> _DATA TO USE_
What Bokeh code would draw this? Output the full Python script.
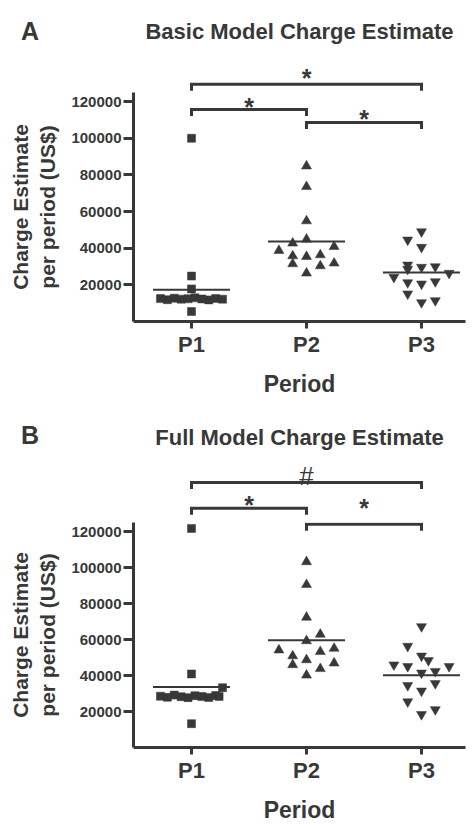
from bokeh.plotting import figure
from bokeh.layouts import column
from bokeh.models import FixedTicker, BasicTickFormatter
from bokeh.core.properties import value
from bokeh.embed import file_html
from bokeh.resources import INLINE

# ---------------- data ----------------
periods = ["P1", "P2", "P3"]
ytick_values = [20000, 40000, 60000, 80000, 100000, 120000]

# Panel A : Basic Model Charge Estimate
a_p1 = [100000, 24800, 17800, 5450, 12500, 11900, 12700, 12200, 12400, 12900, 12300, 11800, 12600, 12200]
a_p1_col = [0, 0, 0, 0, -2.25, -1.75, -1.25, -0.75, -0.25, 0.25, 0.75, 1.25, 1.75, 2.25]
a_p2 = [84850, 73570, 54880, 44900, 42720, 40870, 38690, 35800, 35420, 36350, 31440, 31820, 30350, 26370]
a_p2_col = [0, 0, 0, 0, -1, 2, -2, -1, 0, 1, -1, 2, 1, 0]
a_p3 = [49050, 44520, 40540, 30900, 29640, 29970, 28550, 26370, 24190, 21250, 20540, 21800, 15100, 10350, 11440]
a_p3_col = [0, -1, 0, -1, 0, 1, -1, 2, -2, -1, 0, 1, -1, 0, 1]
a_means = [17270, 43600, 26700]
a_bracket_from = [1, 1, 2]
a_bracket_to = [3, 2, 3]
a_bracket_level = [129500, 115750, 108660]
a_bracket_mark = ["*", "*", "*"]

# Panel B : Full Model Charge Estimate
b_p1 = [121700, 40870, 33240, 13240, 28500, 27900, 29100, 28200, 27700, 28800, 28300, 27800, 28900, 28400]
b_p1_col = [0, 0, 2.25, 0, -2.25, -1.75, -1.25, -0.75, -0.25, 0.25, 0.75, 1.25, 1.75, 2.0]
b_p2 = [103160, 90460, 72300, 62840, 59240, 54120, 55040, 50860, 53240, 45940, 48670, 46870, 43760, 40160]
b_p2_col = [0, 0, 0, 1, 0, -2, 2, -1, 1, -1, 0, 2, 1, 0]
b_p3 = [67200, 56300, 50860, 48340, 45940, 45070, 45070, 41420, 42330, 34500, 35590, 31440, 25450, 18370, 21090]
b_p3_col = [0, -1, 0, 0.5, -2, -1, 2, 0, 1, -1, 1, 0, -1, 0, 1]
b_means = [33620, 59560, 40160]
b_bracket_from = [1, 1, 2]
b_bracket_to = [3, 2, 3]
b_bracket_level = [146750, 132800, 124000]
b_bracket_mark = ["#", "*", "*"]

# ---------------- style ----------------
FONT = "Liberation Sans"
INK = "#383838"
COL_STEP = 0.12
MEAN_HALF = 0.335
DROP = 3600
W = 475
BORDER_L, BORDER_R = 133, 10
PX_PER_X = 115.0
X_START = 1 - (191 - BORDER_L) / PX_PER_X
X_END = X_START + (W - BORDER_L - BORDER_R) / PX_PER_X
Y_TOP = 125000
MARK_SIZE = {"*": 25, "#": 26}
MARK_STYLE = {"*": "bold", "#": "normal"}
MARK_SHIFT = {"*": 0.24, "#": 0.0}  # glyph centre above text middle, in em
A_MARK_GAP = [11.8, 8.6, 9.6]     # px between bracket line and mark centre
B_MARK_GAP = [6.7, 9.0, 22.0]


def brackets(p, b_from, b_to, b_level):
    for f, t, lv in zip(b_from, b_to, b_level):
        p.line([f, f, t, t], [lv - DROP, lv, lv, lv - DROP], line_color=INK, line_width=3,
               line_join="miter")


def marks(p, b_from, b_to, b_level, b_mark, gaps, scale, upper):
    for f, t, lv, mk, g in zip(b_from, b_to, b_level, b_mark, gaps):
        centre_val = lv + g / scale
        if (centre_val >= Y_TOP) != upper:
            continue
        p.text([(f + t) / 2], [lv], text=[mk], text_font=value(FONT),
               text_font_size=f"{MARK_SIZE[mk]}px", text_font_style=MARK_STYLE[mk],
               text_color=INK, text_align="center", text_baseline="middle",
               y_offset=-g + MARK_SHIFT[mk] * MARK_SIZE[mk])


def header(letter, title, b_from, b_to, b_level, b_mark, gaps, height, frame_px,
           letter_px, title_px):
    scale = frame_px / Y_TOP          # pixels per unit, same as the panel below
    top = Y_TOP + height / scale
    x0 = X_START - BORDER_L / PX_PER_X
    h = figure(width=W, height=height, output_backend="svg", toolbar_location=None,
               title=None, x_axis_location=None, y_axis_location=None,
               x_range=(x0, X_END + BORDER_R / PX_PER_X), y_range=(Y_TOP, top),
               min_border_left=0, min_border_right=0, min_border_top=0, min_border_bottom=0,
               frame_align=False)
    h.grid.visible = False
    h.outline_line_color = None
    brackets(h, b_from, b_to, b_level)
    marks(h, b_from, b_to, b_level, b_mark, gaps, scale, upper=True)
    h.text([x0 + 29.5 / PX_PER_X], [top - letter_px / scale], text=[letter], text_font=value(FONT),
           text_font_style="bold", text_font_size="25px", text_color=INK,
           text_align="center", text_baseline="middle")
    h.text([(X_START + X_END) / 2], [top - title_px / scale], text=[title], text_font=value(FONT),
           text_font_style="bold", text_font_size="22px", text_color=INK,
           text_align="center", text_baseline="middle")
    return h


def panel(groups, cols, means, b_from, b_to, b_level, b_mark, gaps, height, border_bottom,
          frame_px):
    p = figure(width=W, height=height, output_backend="svg", toolbar_location=None, title=None,
               x_range=(X_START, X_END), y_range=(0, Y_TOP),
               min_border_left=BORDER_L, min_border_right=BORDER_R,
               min_border_top=0, min_border_bottom=border_bottom, frame_align=False)
    p.grid.visible = False
    p.outline_line_color = None

    markers = ["square", "triangle", "inverted_triangle"]
    sizes = [8, 10, 10]
    for i, (vals, cc) in enumerate(zip(groups, cols)):
        xs = [i + 1 + c * COL_STEP for c in cc]
        p.scatter(xs, vals, marker=markers[i], size=sizes[i], fill_color=INK,
                  line_color=INK, line_width=0.5)
        p.segment(x0=[i + 1 - MEAN_HALF], x1=[i + 1 + MEAN_HALF], y0=[means[i]], y1=[means[i]],
                  line_color=INK, line_width=2)
    brackets(p, b_from, b_to, b_level)
    marks(p, b_from, b_to, b_level, b_mark, gaps, frame_px / Y_TOP, upper=False)

    xa = p.xaxis[0]
    xa.ticker = FixedTicker(ticks=[1, 2, 3])
    xa.major_label_overrides = {1: periods[0], 2: periods[1], 3: periods[2]}
    xa.axis_label = "Period"
    ya = p.yaxis[0]
    ya.ticker = FixedTicker(ticks=ytick_values)
    ya.formatter = BasicTickFormatter(use_scientific=False)
    ya.axis_label = "Charge Estimate\nper period (US$)"

    for ax in (xa, ya):
        ax.axis_line_color = INK
        ax.axis_line_width = 3
        ax.major_tick_line_color = INK
        ax.major_tick_line_width = 3
        ax.major_tick_in = 0
        ax.minor_tick_line_color = None
        ax.major_label_text_font = FONT
        ax.major_label_text_font_style = "bold"
        ax.major_label_text_color = INK
        ax.axis_label_text_font = FONT
        ax.axis_label_text_font_style = "bold"
        ax.axis_label_text_color = INK
    xa.major_tick_out = 7
    xa.major_label_text_font_size = "22px"
    xa.major_label_standoff = 3
    xa.axis_label_text_font_size = "23px"
    xa.axis_label_standoff = 11
    ya.major_tick_out = 10
    ya.major_label_text_font_size = "15px"
    ya.major_label_standoff = 2
    ya.axis_label_text_font_size = "21px"
    ya.axis_label_standoff = 9
    return p


hA = header("A", "Basic Model Charge Estimate", a_bracket_from, a_bracket_to, a_bracket_level,
            a_bracket_mark, A_MARK_GAP, height=92, frame_px=229, letter_px=30, title_px=31)
pA = panel([a_p1, a_p2, a_p3], [a_p1_col, a_p2_col, a_p3_col], a_means,
           a_bracket_from, a_bracket_to, a_bracket_level, a_bracket_mark, A_MARK_GAP,
           height=320, border_bottom=91, frame_px=229)
hB = header("B", "Full Model Charge Estimate", b_bracket_from, b_bracket_to, b_bracket_level,
            b_bracket_mark, B_MARK_GAP, height=110, frame_px=230, letter_px=22, title_px=25)
pB = panel([b_p1, b_p2, b_p3], [b_p1_col, b_p2_col, b_p3_col], b_means,
           b_bracket_from, b_bracket_to, b_bracket_level, b_bracket_mark, B_MARK_GAP,
           height=303, border_bottom=73, frame_px=230)

layout = column(hA, pA, hB, pB)
open("out.html", "w").write(file_html(layout, INLINE))
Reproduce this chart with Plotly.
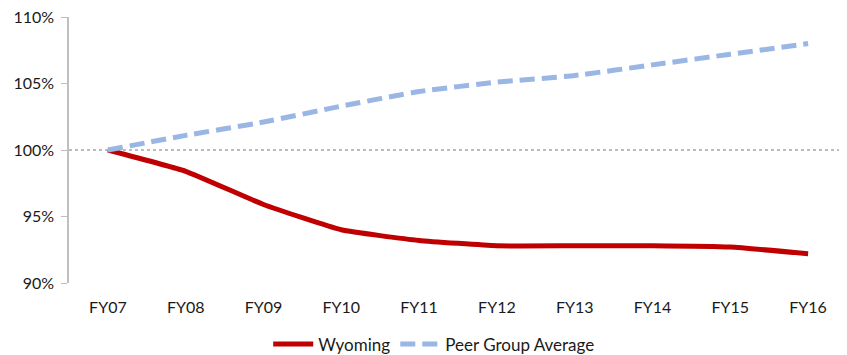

> _TASK STATEMENT_
Reproduce the data above word for word from its first line through the line that holds "ytick_values = [20000, 40000, 60000, 80000, 100000, 120000]", both ends included; skip pictures.

> _COMPLETED TASK_
What Bokeh code would draw this? Output the full Python script.
from bokeh.plotting import figure
from bokeh.layouts import column
from bokeh.models import FixedTicker, BasicTickFormatter
from bokeh.core.properties import value
from bokeh.embed import file_html
from bokeh.resources import INLINE

# ---------------- data ----------------
periods = ["P1", "P2", "P3"]
ytick_values = [20000, 40000, 60000, 80000, 100000, 120000]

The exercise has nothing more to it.